In earlier news reports, Burkina Faso's crisis committee which claimed to have found the wreckage said the plane had totally burned out and was scattered on the ground, adding remains of dead bodies had also been discovered.
"Sadly, the team saw no one on site. It saw no survivors," said General Gilbert Diendere, a member of the crisis unit in Burkina Faso set up to investigate the crash.
The 116 victims include six Spanish crew members, 51 French, 27 from Burkina Faso, eight Lebanese, six Algerians, five Canadians, four Germans, two Luxembourg nationals, one Swiss, one Belgian, one Egyptian, one Ukrainian, one Nigerian, one Cameroonian and one Malian, according to a statement from Burkina Faso Transport Minister Jean Bertin Ouedraogo.
The McDonnell Douglas MD-83 plane, owned by Spanish company Swiftair and operated by Air Algerie, disappeared over the Gao region, some 500 km south of the Algerian border, 50 minutes after takeoff from Ouagadougou Airport in Burkina Faso, according to Algerian Prime Minister Abdelmalek Sellal.
The pilots had sent a final message to ask Niger air control to change its route because of heavy rains, said Ouedraogo.
French Foreign Minister Laurent Fabius said authorities believed the cause of the crash may have been bad weather, but no hypothesis had been excluded.
Local weather reports show the area the plane was flying through was affected by "violent storms with powerful gusts of wind and an important amount of electrical activity."
Algerian Transport Minister Amar Ghoul said: "The aircraft had all regulation and technique permission to perform the long distance flight," adding that the aircraft had served in Algeria for over one month and had flown five times on the same course.
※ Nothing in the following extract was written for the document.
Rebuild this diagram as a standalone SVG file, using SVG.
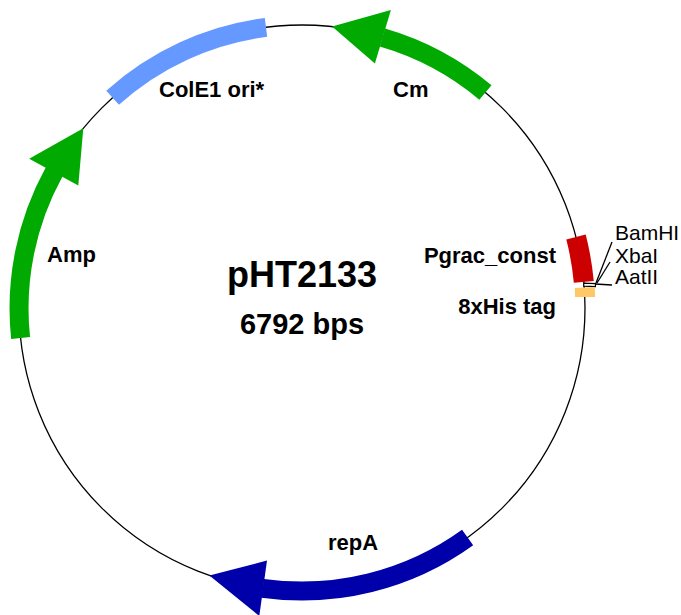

Algeria has witnessed more than ten plane crashes since its independence in 1962. The last deadliest crash occurred in March 2003, in which 97 passengers died and one survived when an Air Algerie plane crashed moments after taking off from Tamenrasset airport in southern Algeria.
The latest crash is the third major aviation disaster in a week worldwide. On July 17, a Malaysia Airlines' Boeing 777 airliner with 298 people on board crashed over eastern Ukraine en route from Amsterdam to Kuala Lumpur, with no survivors. On Wednesday, an ATR-72 aircraft crashed in torrential rain in southwest Taiwan, killing 48 of 58 people on board.
Mali, where the crashed Air Algerie flight is found, has been grappling with sporadic rebel attacks in its northern area since an armed rebellion started by a military coup was crushed in 2013 by French and African troops.